INFORMATION SHOWN:
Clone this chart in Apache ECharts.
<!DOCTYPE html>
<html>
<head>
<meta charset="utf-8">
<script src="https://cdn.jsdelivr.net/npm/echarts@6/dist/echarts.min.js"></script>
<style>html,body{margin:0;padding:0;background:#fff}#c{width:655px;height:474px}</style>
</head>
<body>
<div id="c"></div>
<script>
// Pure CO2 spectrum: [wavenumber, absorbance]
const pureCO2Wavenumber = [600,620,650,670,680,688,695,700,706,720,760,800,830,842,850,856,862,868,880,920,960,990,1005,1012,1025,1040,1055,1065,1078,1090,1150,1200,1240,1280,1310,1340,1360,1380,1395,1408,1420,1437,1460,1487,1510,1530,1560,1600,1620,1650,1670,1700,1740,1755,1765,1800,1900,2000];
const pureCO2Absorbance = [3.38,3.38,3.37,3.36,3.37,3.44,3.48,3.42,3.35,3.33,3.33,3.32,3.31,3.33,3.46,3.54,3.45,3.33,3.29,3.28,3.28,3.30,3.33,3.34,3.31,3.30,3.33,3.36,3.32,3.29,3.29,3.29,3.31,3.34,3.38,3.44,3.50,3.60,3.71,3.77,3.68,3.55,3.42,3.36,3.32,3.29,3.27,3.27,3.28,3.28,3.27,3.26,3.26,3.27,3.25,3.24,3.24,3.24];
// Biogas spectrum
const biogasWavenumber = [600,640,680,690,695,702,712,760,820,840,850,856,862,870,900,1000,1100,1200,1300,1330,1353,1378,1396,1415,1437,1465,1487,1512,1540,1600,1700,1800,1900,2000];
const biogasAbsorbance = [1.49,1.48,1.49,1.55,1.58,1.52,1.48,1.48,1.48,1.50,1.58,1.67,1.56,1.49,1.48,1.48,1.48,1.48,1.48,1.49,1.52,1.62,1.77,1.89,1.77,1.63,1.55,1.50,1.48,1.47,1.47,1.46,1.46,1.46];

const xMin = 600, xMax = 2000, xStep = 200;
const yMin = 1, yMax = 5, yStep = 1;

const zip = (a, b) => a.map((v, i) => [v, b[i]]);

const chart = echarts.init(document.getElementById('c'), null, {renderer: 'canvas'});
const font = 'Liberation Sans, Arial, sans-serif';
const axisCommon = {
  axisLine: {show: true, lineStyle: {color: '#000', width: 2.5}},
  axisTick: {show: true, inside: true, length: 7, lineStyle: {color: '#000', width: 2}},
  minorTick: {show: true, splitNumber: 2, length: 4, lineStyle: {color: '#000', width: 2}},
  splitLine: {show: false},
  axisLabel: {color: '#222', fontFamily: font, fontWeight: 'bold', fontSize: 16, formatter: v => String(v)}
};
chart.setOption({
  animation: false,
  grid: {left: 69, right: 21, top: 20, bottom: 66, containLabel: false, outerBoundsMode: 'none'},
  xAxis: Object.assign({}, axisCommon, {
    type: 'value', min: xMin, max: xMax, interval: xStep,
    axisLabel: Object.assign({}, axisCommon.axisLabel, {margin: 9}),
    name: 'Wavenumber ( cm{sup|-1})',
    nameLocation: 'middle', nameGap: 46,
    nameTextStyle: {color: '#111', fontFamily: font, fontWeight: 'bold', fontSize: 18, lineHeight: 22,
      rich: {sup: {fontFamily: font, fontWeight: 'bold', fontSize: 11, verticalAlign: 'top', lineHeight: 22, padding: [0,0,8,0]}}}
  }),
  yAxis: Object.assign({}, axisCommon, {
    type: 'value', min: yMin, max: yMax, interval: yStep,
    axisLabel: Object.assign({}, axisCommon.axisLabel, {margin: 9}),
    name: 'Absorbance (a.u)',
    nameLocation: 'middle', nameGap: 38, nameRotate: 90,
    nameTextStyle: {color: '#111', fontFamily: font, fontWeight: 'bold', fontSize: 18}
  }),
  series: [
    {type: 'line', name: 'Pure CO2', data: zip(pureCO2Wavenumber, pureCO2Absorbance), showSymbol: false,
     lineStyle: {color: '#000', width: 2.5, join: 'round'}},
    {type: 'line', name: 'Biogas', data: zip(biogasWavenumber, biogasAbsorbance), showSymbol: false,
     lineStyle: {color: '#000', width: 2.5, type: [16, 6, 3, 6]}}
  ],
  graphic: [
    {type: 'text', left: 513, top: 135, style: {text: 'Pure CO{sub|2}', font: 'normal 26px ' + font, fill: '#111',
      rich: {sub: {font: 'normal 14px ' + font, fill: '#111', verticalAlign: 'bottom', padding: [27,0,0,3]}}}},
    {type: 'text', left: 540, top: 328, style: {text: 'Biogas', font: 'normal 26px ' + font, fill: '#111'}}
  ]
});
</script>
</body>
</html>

==

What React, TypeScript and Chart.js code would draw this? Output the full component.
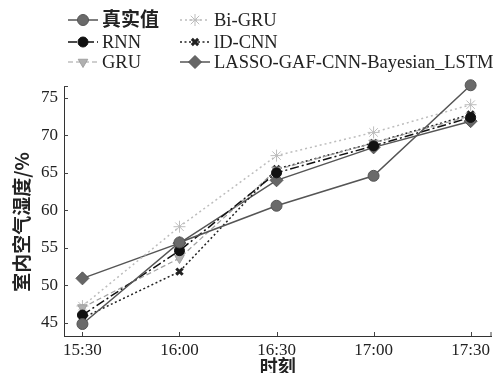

---

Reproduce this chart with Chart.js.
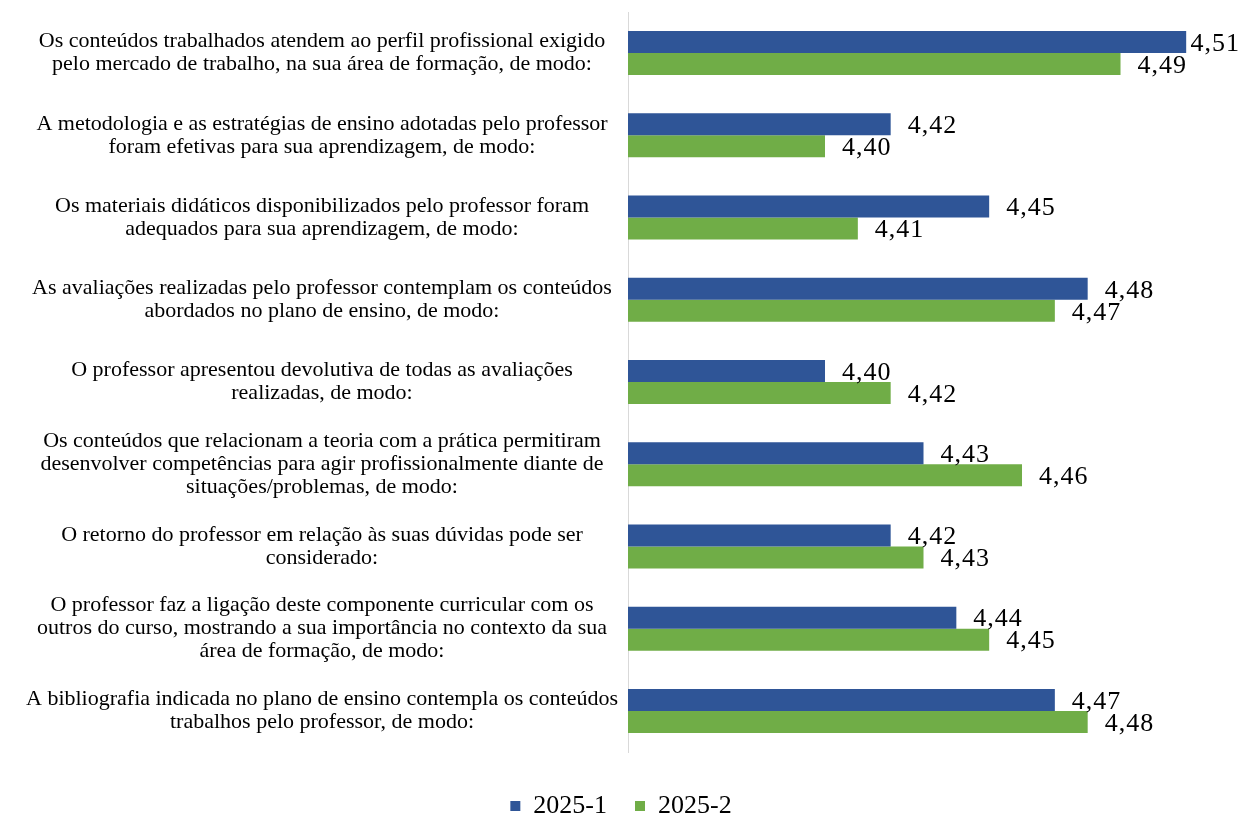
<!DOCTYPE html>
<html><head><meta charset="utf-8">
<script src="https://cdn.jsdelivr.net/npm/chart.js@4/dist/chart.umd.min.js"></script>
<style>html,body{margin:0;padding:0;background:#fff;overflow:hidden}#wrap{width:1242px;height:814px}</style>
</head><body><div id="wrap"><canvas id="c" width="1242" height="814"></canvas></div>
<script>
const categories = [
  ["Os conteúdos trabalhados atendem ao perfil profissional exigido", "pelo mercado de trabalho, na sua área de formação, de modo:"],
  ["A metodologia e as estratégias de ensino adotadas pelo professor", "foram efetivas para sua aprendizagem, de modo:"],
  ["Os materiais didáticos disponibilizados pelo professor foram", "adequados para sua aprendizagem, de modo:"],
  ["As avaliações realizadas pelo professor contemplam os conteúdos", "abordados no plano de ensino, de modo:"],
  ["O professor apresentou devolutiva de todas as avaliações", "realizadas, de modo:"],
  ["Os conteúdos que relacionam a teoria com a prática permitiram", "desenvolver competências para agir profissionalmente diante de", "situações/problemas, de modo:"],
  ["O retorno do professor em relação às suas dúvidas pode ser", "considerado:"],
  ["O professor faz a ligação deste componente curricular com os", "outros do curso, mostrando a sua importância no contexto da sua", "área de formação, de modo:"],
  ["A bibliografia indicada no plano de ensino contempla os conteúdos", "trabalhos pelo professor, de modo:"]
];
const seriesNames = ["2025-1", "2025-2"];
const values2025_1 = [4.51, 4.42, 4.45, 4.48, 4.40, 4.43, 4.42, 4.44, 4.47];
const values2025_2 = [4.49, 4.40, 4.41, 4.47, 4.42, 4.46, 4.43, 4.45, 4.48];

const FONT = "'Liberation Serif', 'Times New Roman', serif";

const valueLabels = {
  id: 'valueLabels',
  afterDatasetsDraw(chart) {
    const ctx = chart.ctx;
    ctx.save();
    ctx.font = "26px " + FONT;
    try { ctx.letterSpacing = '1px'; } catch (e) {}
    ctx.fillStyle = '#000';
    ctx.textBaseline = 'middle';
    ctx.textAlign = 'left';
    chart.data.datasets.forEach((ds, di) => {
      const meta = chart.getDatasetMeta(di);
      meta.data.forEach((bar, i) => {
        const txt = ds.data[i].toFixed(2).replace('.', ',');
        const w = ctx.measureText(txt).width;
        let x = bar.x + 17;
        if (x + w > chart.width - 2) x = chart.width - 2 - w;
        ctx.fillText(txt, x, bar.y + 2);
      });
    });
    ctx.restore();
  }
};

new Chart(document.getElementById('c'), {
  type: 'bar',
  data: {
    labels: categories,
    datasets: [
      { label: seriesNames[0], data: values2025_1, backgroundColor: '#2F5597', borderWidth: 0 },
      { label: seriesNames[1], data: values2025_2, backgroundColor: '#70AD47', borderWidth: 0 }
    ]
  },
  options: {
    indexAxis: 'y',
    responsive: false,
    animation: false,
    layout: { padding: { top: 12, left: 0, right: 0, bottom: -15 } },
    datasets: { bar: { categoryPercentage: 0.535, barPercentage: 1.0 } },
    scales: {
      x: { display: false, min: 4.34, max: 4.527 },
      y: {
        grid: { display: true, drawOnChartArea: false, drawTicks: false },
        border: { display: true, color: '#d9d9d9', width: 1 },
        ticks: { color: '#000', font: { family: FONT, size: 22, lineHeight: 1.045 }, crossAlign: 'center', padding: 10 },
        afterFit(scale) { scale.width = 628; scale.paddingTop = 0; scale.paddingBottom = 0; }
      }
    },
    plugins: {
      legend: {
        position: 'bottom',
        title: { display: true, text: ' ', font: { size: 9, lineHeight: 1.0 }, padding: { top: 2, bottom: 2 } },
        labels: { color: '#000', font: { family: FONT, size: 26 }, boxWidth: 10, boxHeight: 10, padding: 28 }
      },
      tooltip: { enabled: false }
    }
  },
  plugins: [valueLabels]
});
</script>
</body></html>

YOUR TASK: Your answer should be one number: the count of lines in the data above that include the word "this".

FINAL RESULT: 3